Shoshkaly (Шошқалы; Шошкалы) is a salt lake in Akkol and Birzhan sal districts, Akmola Region, Kazakhstan.

The lake is located about 6 km southeast of Baimyrza village. The water of the lake is used for local agricultural purposes.

==Geography==
Shoshkaly is an endorheic lake of the Ishim river basin. It lies at the northern end of the Kazakh Uplands in a tectonic basin at an elevation of 311 m. The bottom of the lake is flat and muddy. The mud layer is between 0.6 m and 0.8 m thick. The lakeshore is flat in the north and the northwest, the other sections are steep, lined with 4.5 m to 8 m high cliffs. Among the lakes in its vicinity, Itemgen lies 12 km to the east and Mamay 26 km to the northeast.

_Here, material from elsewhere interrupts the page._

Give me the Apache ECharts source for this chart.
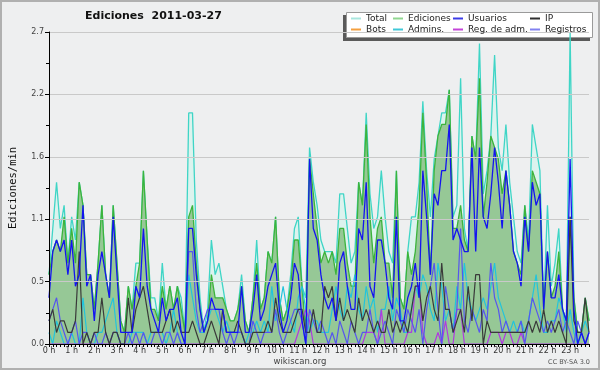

Shoshkaly has an oval shape oriented in a roughly southeast–northwest direction. The lake reaches its highest level in the spring and its lowest in the summer. It usually freezes to the bottom in the middle of the winter. The mineralization of its waters varies between 800 mg/l and 1000 mg/l in the spring, to between 1500 mg/l and 2000 mg/l
in the summer, and between 3500 mg/l and 5000 mg/l in the winter when it does not freeze.

==Flora and fauna==
Lake Shoshkaly is surrounded by steppe vegetation. The basin is flat, with a few low hills rising in the west and southwest. The lakeshore is covered with a 200 m to 500 m wide belt of reeds. The center of the lake is clear of aquatic plants.